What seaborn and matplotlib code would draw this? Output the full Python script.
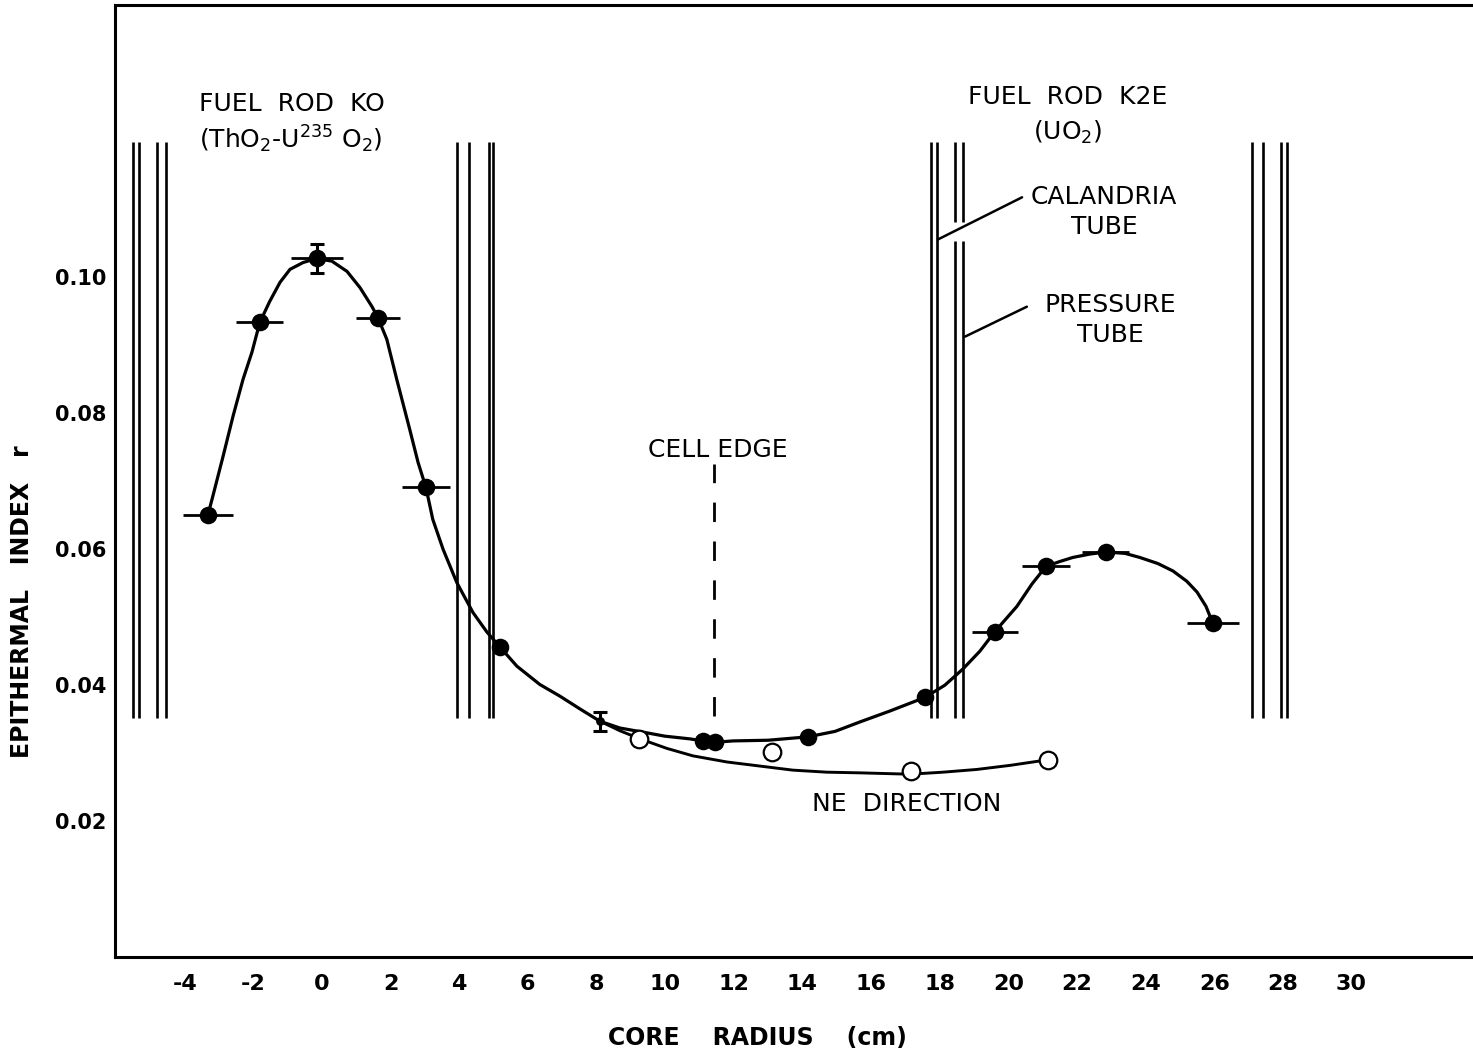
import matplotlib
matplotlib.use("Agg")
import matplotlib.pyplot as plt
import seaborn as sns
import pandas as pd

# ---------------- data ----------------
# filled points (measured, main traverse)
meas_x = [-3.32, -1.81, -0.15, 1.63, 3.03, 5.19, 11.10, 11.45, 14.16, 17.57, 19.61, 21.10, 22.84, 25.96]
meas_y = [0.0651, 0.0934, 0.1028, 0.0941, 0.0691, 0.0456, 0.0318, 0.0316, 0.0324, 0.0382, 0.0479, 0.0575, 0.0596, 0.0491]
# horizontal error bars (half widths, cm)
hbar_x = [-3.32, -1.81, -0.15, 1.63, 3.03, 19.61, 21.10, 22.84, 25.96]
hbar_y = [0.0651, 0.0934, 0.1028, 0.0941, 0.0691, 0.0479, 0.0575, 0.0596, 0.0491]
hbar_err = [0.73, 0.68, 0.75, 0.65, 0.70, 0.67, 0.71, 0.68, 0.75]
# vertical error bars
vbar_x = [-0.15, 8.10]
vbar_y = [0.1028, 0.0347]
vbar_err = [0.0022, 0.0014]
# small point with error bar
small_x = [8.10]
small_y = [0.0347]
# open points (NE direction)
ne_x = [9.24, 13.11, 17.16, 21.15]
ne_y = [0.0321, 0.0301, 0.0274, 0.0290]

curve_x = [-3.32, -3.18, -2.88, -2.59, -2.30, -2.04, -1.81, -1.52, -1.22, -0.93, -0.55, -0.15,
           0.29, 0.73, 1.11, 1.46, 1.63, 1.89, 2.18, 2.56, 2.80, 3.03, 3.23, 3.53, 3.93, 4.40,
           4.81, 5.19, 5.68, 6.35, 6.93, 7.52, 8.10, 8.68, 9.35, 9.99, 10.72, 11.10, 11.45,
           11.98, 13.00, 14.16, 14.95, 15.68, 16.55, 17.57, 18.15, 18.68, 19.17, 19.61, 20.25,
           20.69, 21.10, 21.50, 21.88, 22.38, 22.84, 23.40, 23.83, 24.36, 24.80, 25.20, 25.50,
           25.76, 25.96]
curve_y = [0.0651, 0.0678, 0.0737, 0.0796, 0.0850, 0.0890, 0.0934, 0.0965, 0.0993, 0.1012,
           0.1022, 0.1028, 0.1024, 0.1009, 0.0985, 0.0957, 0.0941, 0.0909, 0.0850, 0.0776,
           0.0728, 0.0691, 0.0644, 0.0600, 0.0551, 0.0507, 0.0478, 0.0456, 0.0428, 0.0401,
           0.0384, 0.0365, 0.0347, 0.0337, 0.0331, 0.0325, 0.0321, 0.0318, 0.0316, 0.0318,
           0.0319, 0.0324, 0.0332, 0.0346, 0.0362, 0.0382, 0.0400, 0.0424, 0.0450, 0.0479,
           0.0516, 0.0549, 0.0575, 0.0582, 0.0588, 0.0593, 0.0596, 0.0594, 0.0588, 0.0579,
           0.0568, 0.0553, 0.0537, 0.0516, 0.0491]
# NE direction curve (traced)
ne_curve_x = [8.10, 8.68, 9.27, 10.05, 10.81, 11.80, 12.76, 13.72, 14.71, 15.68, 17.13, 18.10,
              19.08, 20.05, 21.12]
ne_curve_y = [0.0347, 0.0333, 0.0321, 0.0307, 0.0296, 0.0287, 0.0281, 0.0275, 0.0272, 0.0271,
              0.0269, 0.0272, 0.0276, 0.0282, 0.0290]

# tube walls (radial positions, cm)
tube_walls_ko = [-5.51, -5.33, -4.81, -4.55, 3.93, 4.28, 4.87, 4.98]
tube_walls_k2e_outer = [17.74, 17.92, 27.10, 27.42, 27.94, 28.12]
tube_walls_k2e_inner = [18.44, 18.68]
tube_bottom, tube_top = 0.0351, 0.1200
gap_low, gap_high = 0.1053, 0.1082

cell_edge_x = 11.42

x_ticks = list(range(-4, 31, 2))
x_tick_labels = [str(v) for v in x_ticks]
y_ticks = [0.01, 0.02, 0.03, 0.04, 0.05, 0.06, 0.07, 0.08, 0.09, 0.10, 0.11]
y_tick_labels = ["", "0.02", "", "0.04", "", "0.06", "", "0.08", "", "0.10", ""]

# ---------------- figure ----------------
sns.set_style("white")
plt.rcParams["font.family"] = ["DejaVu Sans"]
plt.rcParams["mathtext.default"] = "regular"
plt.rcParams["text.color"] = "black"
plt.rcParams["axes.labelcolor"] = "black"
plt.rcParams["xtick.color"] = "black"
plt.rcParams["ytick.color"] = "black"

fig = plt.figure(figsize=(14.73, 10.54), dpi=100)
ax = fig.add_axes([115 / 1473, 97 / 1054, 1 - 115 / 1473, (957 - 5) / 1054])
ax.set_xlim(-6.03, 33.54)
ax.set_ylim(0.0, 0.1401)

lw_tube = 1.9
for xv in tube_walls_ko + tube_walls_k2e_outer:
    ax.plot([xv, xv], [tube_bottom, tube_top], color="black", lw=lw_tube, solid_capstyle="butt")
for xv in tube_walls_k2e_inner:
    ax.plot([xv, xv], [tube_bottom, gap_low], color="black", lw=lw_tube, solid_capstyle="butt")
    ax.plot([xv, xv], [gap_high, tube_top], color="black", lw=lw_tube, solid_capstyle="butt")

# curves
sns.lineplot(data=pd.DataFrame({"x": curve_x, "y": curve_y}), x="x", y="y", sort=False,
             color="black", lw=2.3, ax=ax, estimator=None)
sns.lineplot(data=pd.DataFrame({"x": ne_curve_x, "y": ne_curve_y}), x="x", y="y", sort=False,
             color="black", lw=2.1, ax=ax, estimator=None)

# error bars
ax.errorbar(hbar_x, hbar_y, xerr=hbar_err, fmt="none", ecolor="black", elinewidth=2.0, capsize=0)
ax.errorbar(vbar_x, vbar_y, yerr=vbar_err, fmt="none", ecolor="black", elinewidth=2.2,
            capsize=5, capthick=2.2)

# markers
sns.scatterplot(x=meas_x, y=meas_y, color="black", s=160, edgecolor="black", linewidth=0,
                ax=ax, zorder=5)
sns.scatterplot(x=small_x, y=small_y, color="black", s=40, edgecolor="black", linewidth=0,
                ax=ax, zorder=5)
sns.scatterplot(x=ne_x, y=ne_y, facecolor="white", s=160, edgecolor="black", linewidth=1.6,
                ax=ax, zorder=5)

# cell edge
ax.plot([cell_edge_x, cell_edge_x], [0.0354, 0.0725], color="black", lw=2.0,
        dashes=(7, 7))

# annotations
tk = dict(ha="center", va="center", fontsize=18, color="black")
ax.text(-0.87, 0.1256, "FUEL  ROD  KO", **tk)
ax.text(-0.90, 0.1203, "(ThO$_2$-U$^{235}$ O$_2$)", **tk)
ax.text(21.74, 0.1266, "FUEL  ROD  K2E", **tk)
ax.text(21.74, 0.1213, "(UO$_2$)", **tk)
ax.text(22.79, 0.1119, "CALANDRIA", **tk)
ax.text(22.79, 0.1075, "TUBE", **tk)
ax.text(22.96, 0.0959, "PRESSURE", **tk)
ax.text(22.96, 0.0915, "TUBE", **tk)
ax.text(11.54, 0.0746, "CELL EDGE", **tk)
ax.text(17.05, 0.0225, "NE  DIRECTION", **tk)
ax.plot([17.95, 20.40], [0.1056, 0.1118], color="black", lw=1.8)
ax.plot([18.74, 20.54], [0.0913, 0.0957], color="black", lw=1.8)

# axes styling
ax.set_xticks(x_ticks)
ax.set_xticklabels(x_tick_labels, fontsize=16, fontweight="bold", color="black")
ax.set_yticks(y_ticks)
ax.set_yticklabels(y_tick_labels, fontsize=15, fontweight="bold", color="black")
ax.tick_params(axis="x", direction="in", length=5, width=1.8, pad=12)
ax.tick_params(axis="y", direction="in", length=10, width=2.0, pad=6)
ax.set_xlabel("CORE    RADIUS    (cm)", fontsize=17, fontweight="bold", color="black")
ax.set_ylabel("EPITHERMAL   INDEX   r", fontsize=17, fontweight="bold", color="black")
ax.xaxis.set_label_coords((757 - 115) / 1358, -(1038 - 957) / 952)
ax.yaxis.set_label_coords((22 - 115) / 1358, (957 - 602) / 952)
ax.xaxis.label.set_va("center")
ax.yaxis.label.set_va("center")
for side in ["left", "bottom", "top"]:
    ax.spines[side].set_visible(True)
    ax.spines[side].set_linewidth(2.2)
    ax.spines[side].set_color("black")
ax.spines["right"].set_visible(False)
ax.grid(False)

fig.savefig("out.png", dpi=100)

..........

### Task objective
Begin at the first line of the material and copy each line exactly through the one containing "import pandas as pd". Omit pictures.

### The solution
What seaborn and matplotlib code would draw this? Output the full Python script.
import matplotlib
matplotlib.use("Agg")
import matplotlib.pyplot as plt
import seaborn as sns
import pandas as pd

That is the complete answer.